Your task is to retype the lines from the opening of the material through the line that includes "anchor=base west] (mstruk)". Do not copy the pictures.

┄┄┄┄┄┄┄┄┄┄

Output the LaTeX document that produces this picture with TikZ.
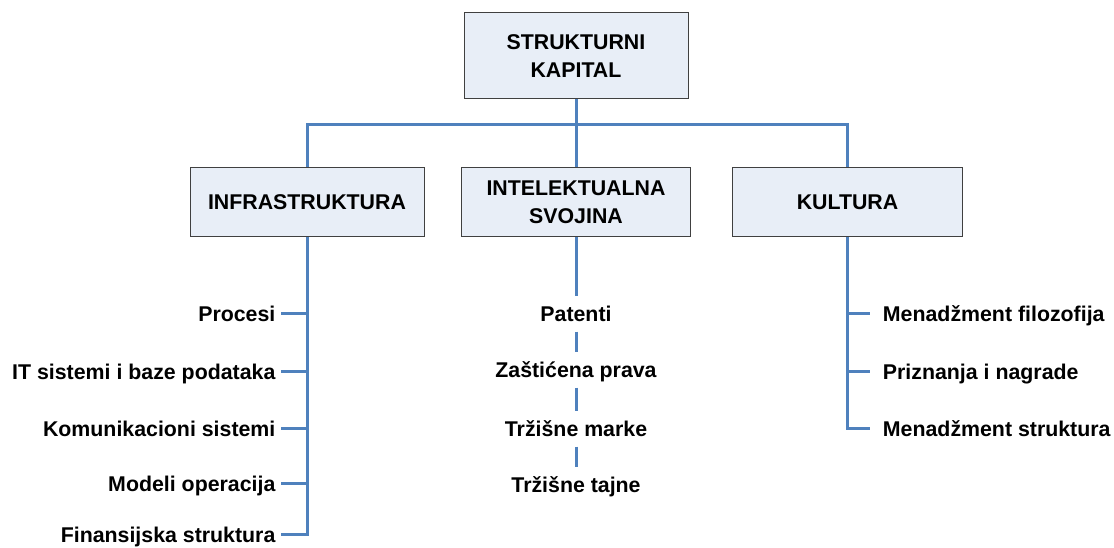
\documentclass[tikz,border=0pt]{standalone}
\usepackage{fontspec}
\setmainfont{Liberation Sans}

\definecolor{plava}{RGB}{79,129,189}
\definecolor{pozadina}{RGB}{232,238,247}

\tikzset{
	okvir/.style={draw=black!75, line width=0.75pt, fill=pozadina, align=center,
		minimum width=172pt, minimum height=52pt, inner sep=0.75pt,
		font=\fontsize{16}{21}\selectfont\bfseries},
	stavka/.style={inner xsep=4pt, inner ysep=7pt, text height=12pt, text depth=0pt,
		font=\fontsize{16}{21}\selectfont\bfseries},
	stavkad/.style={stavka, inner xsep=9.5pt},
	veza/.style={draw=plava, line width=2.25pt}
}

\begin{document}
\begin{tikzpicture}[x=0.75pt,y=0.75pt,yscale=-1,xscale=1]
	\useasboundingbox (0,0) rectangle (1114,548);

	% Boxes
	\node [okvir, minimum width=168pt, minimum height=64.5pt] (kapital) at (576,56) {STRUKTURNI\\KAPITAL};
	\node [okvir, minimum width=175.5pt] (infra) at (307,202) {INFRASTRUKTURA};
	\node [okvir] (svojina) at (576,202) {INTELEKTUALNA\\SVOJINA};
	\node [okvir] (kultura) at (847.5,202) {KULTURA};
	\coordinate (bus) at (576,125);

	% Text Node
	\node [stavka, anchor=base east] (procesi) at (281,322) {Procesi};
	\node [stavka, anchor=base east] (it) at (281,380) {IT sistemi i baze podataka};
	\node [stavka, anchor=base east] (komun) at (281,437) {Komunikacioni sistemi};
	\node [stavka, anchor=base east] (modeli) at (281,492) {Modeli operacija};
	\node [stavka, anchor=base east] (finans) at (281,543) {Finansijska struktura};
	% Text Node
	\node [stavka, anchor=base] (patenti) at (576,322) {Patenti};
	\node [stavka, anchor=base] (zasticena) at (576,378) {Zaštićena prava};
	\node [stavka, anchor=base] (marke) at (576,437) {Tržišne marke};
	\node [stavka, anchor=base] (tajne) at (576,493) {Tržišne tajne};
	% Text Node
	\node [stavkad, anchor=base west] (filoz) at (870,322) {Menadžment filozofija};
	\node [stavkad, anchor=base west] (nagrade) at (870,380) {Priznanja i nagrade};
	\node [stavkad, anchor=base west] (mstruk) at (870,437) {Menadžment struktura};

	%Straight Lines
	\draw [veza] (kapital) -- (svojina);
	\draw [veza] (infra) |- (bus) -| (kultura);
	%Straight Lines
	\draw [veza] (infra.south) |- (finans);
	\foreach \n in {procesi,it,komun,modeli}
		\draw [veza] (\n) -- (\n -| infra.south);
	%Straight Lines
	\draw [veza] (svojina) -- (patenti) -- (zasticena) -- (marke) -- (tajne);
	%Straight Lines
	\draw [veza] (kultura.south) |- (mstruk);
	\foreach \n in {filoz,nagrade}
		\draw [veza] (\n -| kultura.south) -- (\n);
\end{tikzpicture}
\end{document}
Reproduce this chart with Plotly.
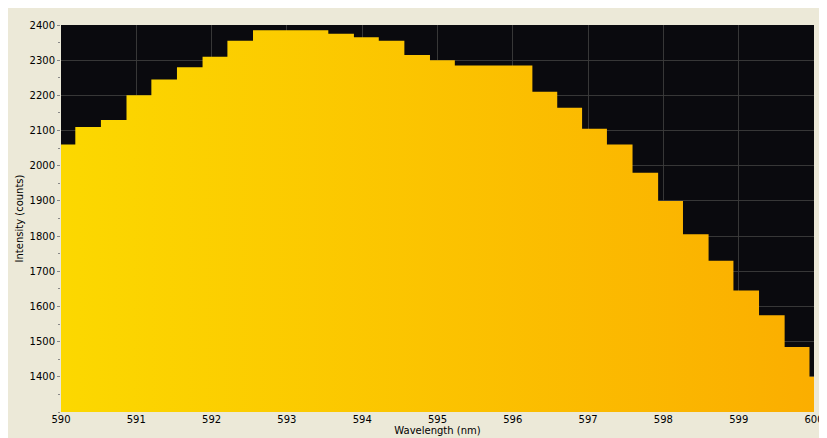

┄┄┄┄┄┄┄┄┄┄

## Answer for this exercise
Output the LaTeX document that produces this picture with TikZ.
\documentclass[tikz,border=0pt]{standalone}
\usepackage{fontspec}
\setmainfont{Liberation Sans}

\definecolor{plava}{RGB}{79,129,189}
\definecolor{pozadina}{RGB}{232,238,247}

\tikzset{
	okvir/.style={draw=black!75, line width=0.75pt, fill=pozadina, align=center,
		minimum width=172pt, minimum height=52pt, inner sep=0.75pt,
		font=\fontsize{16}{21}\selectfont\bfseries},
	stavka/.style={inner xsep=4pt, inner ysep=7pt, text height=12pt, text depth=0pt,
		font=\fontsize{16}{21}\selectfont\bfseries},
	stavkad/.style={stavka, inner xsep=9.5pt},
	veza/.style={draw=plava, line width=2.25pt}
}

\begin{document}
\begin{tikzpicture}[x=0.75pt,y=0.75pt,yscale=-1,xscale=1]
	\useasboundingbox (0,0) rectangle (1114,548);

	% Boxes
	\node [okvir, minimum width=168pt, minimum height=64.5pt] (kapital) at (576,56) {STRUKTURNI\\KAPITAL};
	\node [okvir, minimum width=175.5pt] (infra) at (307,202) {INFRASTRUKTURA};
	\node [okvir] (svojina) at (576,202) {INTELEKTUALNA\\SVOJINA};
	\node [okvir] (kultura) at (847.5,202) {KULTURA};
	\coordinate (bus) at (576,125);

	% Text Node
	\node [stavka, anchor=base east] (procesi) at (281,322) {Procesi};
	\node [stavka, anchor=base east] (it) at (281,380) {IT sistemi i baze podataka};
	\node [stavka, anchor=base east] (komun) at (281,437) {Komunikacioni sistemi};
	\node [stavka, anchor=base east] (modeli) at (281,492) {Modeli operacija};
	\node [stavka, anchor=base east] (finans) at (281,543) {Finansijska struktura};
	% Text Node
	\node [stavka, anchor=base] (patenti) at (576,322) {Patenti};
	\node [stavka, anchor=base] (zasticena) at (576,378) {Zaštićena prava};
	\node [stavka, anchor=base] (marke) at (576,437) {Tržišne marke};
	\node [stavka, anchor=base] (tajne) at (576,493) {Tržišne tajne};
	% Text Node
	\node [stavkad, anchor=base west] (filoz) at (870,322) {Menadžment filozofija};
	\node [stavkad, anchor=base west] (nagrade) at (870,380) {Priznanja i nagrade};
	\node [stavkad, anchor=base west] (mstruk) at (870,437) {Menadžment struktura};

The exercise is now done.